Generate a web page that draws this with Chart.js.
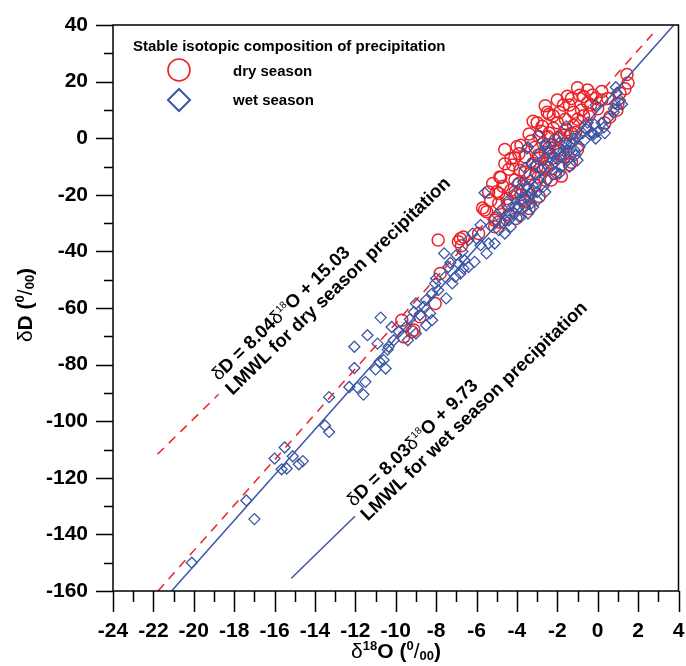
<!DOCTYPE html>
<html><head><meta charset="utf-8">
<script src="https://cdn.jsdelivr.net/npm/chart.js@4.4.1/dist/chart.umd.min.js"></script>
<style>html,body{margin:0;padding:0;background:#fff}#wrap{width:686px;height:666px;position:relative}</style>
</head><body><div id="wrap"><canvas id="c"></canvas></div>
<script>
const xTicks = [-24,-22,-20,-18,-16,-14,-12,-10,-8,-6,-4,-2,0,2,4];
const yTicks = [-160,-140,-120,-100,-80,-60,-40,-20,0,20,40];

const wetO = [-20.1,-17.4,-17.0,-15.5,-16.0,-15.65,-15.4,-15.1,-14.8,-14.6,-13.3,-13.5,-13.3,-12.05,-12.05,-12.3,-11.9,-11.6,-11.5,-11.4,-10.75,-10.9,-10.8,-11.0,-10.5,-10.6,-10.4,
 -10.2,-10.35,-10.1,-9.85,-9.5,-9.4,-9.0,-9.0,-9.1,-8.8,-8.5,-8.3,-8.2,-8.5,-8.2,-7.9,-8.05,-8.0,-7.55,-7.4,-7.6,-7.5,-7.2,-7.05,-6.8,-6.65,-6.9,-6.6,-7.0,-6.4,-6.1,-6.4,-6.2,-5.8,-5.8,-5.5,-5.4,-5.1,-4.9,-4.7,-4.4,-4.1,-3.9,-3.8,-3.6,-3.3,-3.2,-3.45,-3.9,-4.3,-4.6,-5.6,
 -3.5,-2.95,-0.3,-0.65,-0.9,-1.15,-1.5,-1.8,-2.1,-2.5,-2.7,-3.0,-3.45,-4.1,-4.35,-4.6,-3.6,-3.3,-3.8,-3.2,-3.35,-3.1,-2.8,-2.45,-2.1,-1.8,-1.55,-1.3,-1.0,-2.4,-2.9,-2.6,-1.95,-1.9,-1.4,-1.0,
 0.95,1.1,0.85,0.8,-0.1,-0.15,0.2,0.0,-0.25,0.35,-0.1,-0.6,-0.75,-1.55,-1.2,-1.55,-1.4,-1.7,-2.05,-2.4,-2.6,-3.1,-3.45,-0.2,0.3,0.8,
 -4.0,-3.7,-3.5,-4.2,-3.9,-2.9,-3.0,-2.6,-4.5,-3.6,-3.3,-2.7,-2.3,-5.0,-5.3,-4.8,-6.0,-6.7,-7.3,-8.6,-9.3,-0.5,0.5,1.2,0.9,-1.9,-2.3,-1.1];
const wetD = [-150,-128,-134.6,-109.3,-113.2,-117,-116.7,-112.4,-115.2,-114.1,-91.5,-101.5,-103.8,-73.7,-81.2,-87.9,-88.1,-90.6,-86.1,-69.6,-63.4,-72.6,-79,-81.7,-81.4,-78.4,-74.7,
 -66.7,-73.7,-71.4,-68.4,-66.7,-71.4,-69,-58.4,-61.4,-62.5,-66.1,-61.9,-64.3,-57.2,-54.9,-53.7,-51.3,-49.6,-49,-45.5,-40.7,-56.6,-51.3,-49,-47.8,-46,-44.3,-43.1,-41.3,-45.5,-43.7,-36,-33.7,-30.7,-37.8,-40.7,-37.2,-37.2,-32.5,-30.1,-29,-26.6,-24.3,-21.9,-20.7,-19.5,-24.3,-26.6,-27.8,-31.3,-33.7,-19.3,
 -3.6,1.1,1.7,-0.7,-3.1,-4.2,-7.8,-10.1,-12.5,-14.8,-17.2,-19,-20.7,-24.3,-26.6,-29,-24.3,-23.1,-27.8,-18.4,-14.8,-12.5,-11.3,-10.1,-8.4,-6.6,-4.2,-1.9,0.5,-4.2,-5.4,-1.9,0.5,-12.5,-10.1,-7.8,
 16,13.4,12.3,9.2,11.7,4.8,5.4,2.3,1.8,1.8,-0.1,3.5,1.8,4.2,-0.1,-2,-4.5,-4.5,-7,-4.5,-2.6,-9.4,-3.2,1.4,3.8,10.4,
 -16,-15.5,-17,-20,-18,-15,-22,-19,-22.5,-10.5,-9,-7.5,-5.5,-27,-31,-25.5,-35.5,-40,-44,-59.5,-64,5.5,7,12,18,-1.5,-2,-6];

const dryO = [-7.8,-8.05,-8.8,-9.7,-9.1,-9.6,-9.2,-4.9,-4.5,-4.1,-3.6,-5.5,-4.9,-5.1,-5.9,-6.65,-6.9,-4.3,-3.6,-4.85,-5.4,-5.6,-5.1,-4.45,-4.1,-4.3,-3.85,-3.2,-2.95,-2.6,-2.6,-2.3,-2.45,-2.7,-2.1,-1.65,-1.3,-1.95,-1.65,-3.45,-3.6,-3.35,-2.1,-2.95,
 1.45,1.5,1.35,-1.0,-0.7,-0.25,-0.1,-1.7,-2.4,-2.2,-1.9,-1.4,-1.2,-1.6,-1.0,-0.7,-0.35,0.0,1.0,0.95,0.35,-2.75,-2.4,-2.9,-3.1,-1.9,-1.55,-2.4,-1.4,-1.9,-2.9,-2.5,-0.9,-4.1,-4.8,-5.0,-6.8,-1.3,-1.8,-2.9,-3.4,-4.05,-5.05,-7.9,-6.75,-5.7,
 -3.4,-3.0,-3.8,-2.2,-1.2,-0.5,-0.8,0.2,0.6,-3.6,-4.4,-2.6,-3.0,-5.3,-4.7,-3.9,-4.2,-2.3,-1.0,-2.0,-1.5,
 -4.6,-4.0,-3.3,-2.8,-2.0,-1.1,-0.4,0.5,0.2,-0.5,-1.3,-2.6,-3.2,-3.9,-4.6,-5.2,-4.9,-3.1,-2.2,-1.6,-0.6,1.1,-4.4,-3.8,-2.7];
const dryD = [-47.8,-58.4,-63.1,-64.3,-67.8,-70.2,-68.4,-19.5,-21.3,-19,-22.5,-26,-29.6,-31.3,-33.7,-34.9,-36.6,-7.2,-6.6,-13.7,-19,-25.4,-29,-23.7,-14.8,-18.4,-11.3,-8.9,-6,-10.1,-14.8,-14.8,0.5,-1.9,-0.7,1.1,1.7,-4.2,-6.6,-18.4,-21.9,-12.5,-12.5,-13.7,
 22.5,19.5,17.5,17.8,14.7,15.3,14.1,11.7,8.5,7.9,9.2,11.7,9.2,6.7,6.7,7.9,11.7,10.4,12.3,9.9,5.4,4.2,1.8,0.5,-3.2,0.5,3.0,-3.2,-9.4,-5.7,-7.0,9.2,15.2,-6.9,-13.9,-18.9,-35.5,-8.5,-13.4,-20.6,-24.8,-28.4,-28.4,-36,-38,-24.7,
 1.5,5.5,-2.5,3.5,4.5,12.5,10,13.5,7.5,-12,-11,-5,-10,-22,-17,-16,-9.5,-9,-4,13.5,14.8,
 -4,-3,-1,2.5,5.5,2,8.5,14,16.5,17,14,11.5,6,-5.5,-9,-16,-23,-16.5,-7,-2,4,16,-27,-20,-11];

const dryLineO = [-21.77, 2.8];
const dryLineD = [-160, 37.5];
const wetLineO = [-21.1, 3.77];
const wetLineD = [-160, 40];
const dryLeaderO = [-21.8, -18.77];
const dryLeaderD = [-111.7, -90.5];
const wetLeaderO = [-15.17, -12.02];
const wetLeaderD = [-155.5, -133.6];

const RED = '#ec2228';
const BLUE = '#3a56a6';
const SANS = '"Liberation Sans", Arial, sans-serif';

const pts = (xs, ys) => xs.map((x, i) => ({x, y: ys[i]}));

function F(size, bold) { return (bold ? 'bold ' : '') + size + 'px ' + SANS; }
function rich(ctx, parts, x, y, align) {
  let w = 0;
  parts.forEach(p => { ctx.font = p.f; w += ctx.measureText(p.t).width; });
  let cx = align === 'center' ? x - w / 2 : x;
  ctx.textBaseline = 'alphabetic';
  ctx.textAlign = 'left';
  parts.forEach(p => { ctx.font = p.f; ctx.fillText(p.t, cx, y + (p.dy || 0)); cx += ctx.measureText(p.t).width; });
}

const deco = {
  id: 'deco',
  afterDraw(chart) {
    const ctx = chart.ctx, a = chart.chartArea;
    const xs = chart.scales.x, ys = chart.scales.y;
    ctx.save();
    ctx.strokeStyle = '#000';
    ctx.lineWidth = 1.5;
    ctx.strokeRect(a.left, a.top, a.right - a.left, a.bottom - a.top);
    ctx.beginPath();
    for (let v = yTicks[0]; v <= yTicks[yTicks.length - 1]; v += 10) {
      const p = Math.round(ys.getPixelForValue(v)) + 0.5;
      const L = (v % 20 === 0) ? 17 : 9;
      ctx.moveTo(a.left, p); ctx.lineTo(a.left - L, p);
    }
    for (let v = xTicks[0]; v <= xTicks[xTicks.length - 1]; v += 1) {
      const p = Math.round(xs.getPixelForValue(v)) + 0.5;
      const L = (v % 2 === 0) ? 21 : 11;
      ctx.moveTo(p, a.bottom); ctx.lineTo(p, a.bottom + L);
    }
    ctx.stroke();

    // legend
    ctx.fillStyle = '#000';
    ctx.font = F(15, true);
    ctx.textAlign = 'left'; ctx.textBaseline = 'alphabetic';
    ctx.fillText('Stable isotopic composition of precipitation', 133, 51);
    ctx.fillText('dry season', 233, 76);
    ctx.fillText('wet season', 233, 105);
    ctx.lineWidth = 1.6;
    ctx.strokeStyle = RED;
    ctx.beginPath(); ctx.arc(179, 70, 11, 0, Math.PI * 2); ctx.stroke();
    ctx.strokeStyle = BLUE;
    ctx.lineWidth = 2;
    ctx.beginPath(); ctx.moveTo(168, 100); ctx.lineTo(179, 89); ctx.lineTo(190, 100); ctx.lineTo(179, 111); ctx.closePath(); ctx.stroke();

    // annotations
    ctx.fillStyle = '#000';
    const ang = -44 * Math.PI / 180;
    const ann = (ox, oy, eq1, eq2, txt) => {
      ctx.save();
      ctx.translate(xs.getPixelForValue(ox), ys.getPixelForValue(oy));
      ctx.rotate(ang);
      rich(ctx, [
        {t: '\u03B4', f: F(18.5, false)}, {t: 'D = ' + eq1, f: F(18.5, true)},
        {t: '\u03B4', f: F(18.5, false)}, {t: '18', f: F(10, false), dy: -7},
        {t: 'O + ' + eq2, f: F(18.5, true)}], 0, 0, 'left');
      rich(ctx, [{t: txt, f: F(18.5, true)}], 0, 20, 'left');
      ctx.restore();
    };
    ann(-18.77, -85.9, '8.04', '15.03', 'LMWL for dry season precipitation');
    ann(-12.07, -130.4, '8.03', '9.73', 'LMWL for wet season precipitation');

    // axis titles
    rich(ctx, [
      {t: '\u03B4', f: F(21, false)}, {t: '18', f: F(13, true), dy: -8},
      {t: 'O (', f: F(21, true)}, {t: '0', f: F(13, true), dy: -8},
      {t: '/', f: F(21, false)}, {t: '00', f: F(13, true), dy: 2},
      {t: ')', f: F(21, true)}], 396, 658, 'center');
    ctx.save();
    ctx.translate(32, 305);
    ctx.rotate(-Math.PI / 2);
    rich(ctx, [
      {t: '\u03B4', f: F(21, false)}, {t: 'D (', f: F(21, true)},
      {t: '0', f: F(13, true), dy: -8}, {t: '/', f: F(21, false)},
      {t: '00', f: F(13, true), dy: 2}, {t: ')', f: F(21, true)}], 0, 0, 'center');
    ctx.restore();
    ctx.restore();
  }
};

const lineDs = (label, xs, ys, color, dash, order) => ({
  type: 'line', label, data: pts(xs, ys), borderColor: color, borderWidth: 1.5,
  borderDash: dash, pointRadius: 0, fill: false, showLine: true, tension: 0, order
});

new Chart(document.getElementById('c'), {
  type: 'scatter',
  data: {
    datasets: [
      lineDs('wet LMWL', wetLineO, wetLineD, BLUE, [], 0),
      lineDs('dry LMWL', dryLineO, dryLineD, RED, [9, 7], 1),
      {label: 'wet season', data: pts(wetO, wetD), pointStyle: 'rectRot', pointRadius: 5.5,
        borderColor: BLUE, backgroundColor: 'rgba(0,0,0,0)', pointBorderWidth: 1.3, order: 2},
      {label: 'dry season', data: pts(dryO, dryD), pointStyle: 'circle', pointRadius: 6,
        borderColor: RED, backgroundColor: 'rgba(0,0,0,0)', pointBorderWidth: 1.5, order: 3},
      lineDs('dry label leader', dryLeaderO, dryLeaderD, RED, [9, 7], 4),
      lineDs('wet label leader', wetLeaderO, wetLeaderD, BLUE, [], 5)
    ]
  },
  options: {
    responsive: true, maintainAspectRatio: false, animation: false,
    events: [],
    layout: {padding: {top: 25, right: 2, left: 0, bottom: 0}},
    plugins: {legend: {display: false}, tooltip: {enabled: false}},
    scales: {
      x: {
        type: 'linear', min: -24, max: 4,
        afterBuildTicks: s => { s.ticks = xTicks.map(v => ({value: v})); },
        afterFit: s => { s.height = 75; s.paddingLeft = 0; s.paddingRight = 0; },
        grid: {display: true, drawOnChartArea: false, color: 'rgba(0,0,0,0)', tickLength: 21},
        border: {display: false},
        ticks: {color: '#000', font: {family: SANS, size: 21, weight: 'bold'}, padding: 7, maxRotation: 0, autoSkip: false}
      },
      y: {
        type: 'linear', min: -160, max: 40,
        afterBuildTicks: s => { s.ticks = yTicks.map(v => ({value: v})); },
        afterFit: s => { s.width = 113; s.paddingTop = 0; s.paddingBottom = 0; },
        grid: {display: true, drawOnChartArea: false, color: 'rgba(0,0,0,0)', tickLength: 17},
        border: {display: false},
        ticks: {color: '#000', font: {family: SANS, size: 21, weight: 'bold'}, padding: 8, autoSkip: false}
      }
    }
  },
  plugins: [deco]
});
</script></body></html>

■ Written exercise
Write out exactly the lines between the start of the data and the line with "const yTicks = [-160,-140,-120,-100,-80,-60,-40,-20,0,20,40];", including both, but none of the pictures.

■ Task response
Generate a web page that draws this with Chart.js.
<!DOCTYPE html>
<html><head><meta charset="utf-8">
<script src="https://cdn.jsdelivr.net/npm/chart.js@4.4.1/dist/chart.umd.min.js"></script>
<style>html,body{margin:0;padding:0;background:#fff}#wrap{width:686px;height:666px;position:relative}</style>
</head><body><div id="wrap"><canvas id="c"></canvas></div>
<script>
const xTicks = [-24,-22,-20,-18,-16,-14,-12,-10,-8,-6,-4,-2,0,2,4];
const yTicks = [-160,-140,-120,-100,-80,-60,-40,-20,0,20,40];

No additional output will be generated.